Audio QA Dataset This repository contains a collection of audio clips along with annotated question-answer pairs stored in a structured metadata file.
📁 Folder Structure . ├── audio/ # Contains actual audio files referenced in the metadata └── combined.json # Metadata with QA pairs and file references 📄 File Descriptions combined.json A list of JSON objects, each representing a QA annotation for an audio file.

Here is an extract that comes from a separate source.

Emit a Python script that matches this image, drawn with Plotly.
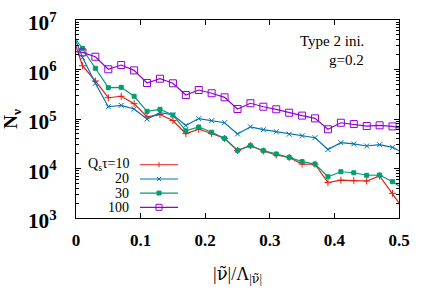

This dataset consists of unsplit, human-ready question-answer files, categorized as follows:
Quizbowl-style
- Pavements: 673 questions
- Audio-Packets: 1,649 questions
Trivia-style
- Quizmasters: 4,138 questions
Subtotal (OUR): 6,460 questions
Close-Ended Questions
- OpenAQA: 882 questions
- ClothoAQA: 323 questions
Open-Ended Questions
- OpenAQA: 2,025 questions
Subtotal (EXTERNAL): 3,230 questions
Total Human-Ready Questions: 9,690
Each entry contains:
Field Description question The question posed about the audio content dataset The source dataset (e.g., clotho_aqa) file_name Path to the corresponding audio file task Type of task (e.g., closed_ended, open_ended) ground_truth The correct answer to the question Categories High-level category of the sound (e.g., Character/Person) Subcategories More specific label (or N/A if not applicable)
Example Entry { "question": "Are humans heard?", "dataset": "clotho_aqa", "file_name": "/data/clotho_aqa/Backyard nature.wav", "task": "closed_ended", "ground_truth": "yes", "Categories": "Character/Person", "Subcategories": "N/A" } 🔍 Note: Only the actual audio files (e.g., Backyard nature.wav or 123456.flac) are placed in the audio/ folder. You do not need to search the full path listed in file_name. Just extract the final filename from the path and look for it in the audio/ directory.
audio/ folder This folder contains only the final audio files referenced in combined.json, in .wav or .flac format.